In some ways, writing (in all its forms, from blogging to standard publishing) is a coward’s game. I can lie about my thoughts and feelings until I am blue in the face (fingers?) (okay, enough with the parenthetical Olympics, already!) (OK) and never have to worry about anyone knowing. Even in that fictional world of retroactive empathy, I can be as disingenuous and antisocial as I please.
But I Would Never Lie to You
There is a literary device called the unreliable narrator. Short version: sometimes, in fiction, the person telling the story isn’t being totally honest or objective and it is up to the reader to discern the truth of the story. Well, as humans, we are all flawed and incapable of complete objectivity. Therefore, ipso facto, presto alakazam, all writers of both fiction and non-fiction are inherently unreliable narrators.
And on the internet, we all write. Some are of the OMGHI2U variety and others are woefully long-winded (ehem…) but we are all writers here. Thus, we are all unreliable narrators who never have to face their readers in the flesh. We never have to physically associate with each other and suffer the litmus of personal interaction.

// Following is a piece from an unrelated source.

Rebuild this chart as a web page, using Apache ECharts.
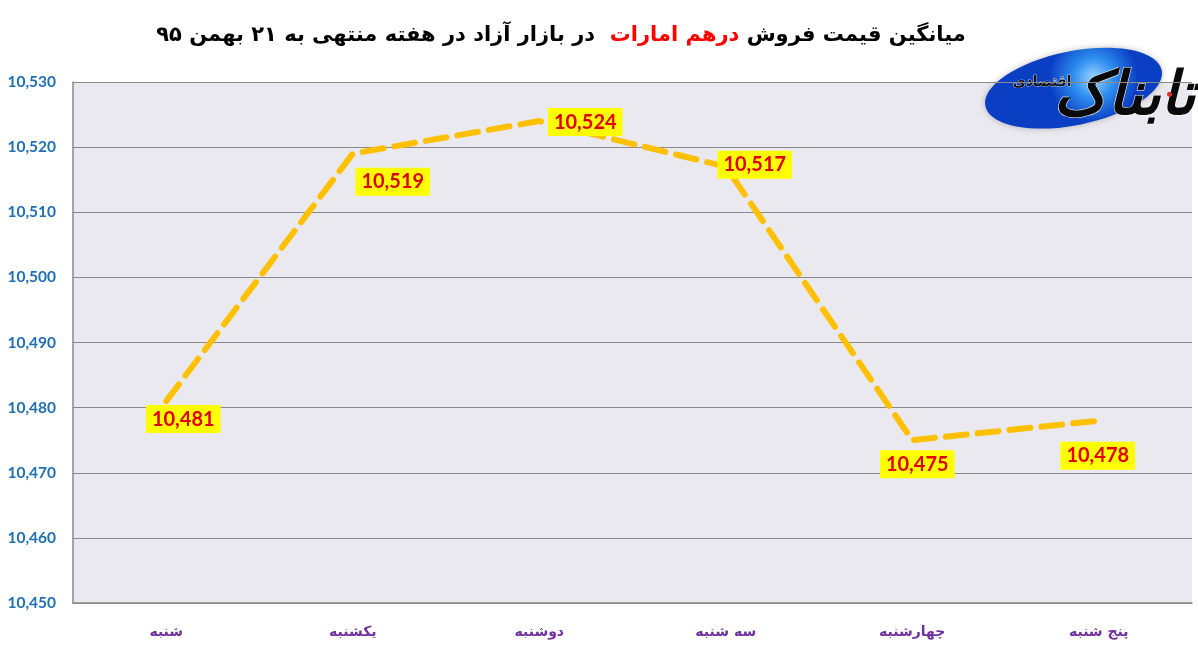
<!DOCTYPE html>
<html dir="ltr"><head><meta charset="utf-8">
<script src="https://cdn.jsdelivr.net/npm/echarts@6/dist/echarts.min.js"></script>
<style>html,body{margin:0;padding:0;background:#fff}#c{width:1198px;height:654px}</style>
</head><body><div id="c"></div>
<script>
const categories = ['شنبه', 'یکشنبه', 'دوشنبه', 'سه شنبه', 'چهارشنبه', 'پنج شنبه'];
const prices = [10481, 10519, 10524, 10517, 10475, 10478];
const yTicks = [10450, 10460, 10470, 10480, 10490, 10500, 10510, 10520, 10530];
const titleStart = 'میانگین قیمت فروش';
const titleRed = 'درهم امارات';
const titleEnd = 'در بازار آزاد در هفته منتهی به ۲۱ بهمن ۹۵';
const labelOffsets = [[17, 18], [40, 28], [46, 1], [29, -2], [5, 24], [-1, 35]];

const fmt = v => v.toLocaleString('en-US');

const chart = echarts.init(document.getElementById('c'));
chart.setOption({
  backgroundColor: '#ffffff',
  animation: false,
  title: {
    // rich tokens are placed left to right, so the right-to-left sentence is given end first
    text: '{a|' + titleEnd + '}{a|  }{r|' + titleRed + '}{a| }{a|' + titleStart + '}',
    left: 556, top: 20, textAlign: 'center',
    textStyle: {
      rich: {
        a: { fontFamily: 'DejaVu Sans', fontWeight: 'bold', fontSize: 21, color: '#000' },
        r: { fontFamily: 'DejaVu Sans', fontWeight: 'bold', fontSize: 21, color: '#FF0000' }
      }
    }
  },
  grid: { left: 73, right: 6, top: 82, bottom: 51, show: true, backgroundColor: '#EAE9EF', borderWidth: 0 },
  xAxis: {
    type: 'category', data: categories, boundaryGap: true,
    axisLine: { show: true, lineStyle: { color: '#8a8a8a', width: 1.5 } },
    axisTick: { show: false },
    axisLabel: { margin: 22,
      color: '#7030A0', fontFamily: 'DejaVu Sans', fontWeight: 'bold', fontSize: 14 }
  },
  yAxis: {
    type: 'value', min: yTicks[0], max: yTicks[yTicks.length - 1], interval: 10,
    axisLine: { show: true, lineStyle: { color: '#8a8a8a', width: 1.5 } },
    axisTick: { show: false },
    splitLine: { show: true, lineStyle: { color: '#8a8a8a', width: 1.2 } },
    axisLabel: { color: '#1F6FB5', fontFamily: 'Lato', fontWeight: 'bold', fontSize: 15.5, margin: 17,
      formatter: v => fmt(v) }
  },
  series: [{
    type: 'line',
    data: prices.map((v, i) => ({
      value: v,
      label: { offset: labelOffsets[i] }
    })),
    symbol: 'circle', symbolSize: 1,
    itemStyle: { color: 'rgba(0,0,0,0)' },
    lineStyle: { color: '#FFC000', width: 6, type: [21, 11], cap: 'round' },
    label: {
      show: true, position: 'inside',
      formatter: p => fmt(p.value),
      backgroundColor: '#FFFF00', color: '#E00000',
      fontFamily: 'Lato', fontWeight: 'bold', fontSize: 20,
      padding: [5, 6, 3, 6]
    },
    z: 3
  }],
  graphic: [
    {
      type: 'group', left: 978, top: 34, z: 100,
      children: [
        { type: 'ellipse', shape: { cx: 94, cy: 42, rx: 90, ry: 37 }, rotation: 0.2, originX: 94, originY: 42,
          style: { fill: new echarts.graphic.RadialGradient(0.62, 0.42, 0.6, [
            { offset: 0, color: '#9fd4ff' }, { offset: 0.45, color: '#2f8ff0' }, { offset: 1, color: '#0a3fc4' }]),
            shadowBlur: 6, shadowColor: 'rgba(0,0,0,0.25)' } },
        { type: 'text', x: 216, y: 52, style: { text: 'تابناک', fill: '#0a0a0a', font: 'italic bold 60px "DejaVu Sans"',
            textAlign: 'right', textVerticalAlign: 'middle', stroke: '#ffffff', lineWidth: 1 } },
        { type: 'text', x: 92, y: 36, style: { text: 'اقتصادی', fill: '#111', font: 'bold 14px "DejaVu Sans"',
            textAlign: 'right', textVerticalAlign: 'middle', stroke: '#ffffff', lineWidth: 0.6 } },
        { type: 'circle', shape: { cx: 190, cy: 48, r: 2.5 }, style: { fill: '#e03030' } }
      ]
    }
  ]
});
</script></body></html>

Social media is somewhat, well, anti-social.
Seriously, Dude, What Does It Mean?
Hell if I know. I just woke up too early and I had a weird dream, and I just started writing without any clear destination. I went from something vaguely science fictionish and now I’m telling you that, on the internet, everyone is an author. And all authors are potentially liars and, on some level, cowards. This is not directed to anyone in particular.
Now, I’m-a publish it then pull up my blanket and try to get another hour of sleep.
At least, that’s what I’m writing anyway.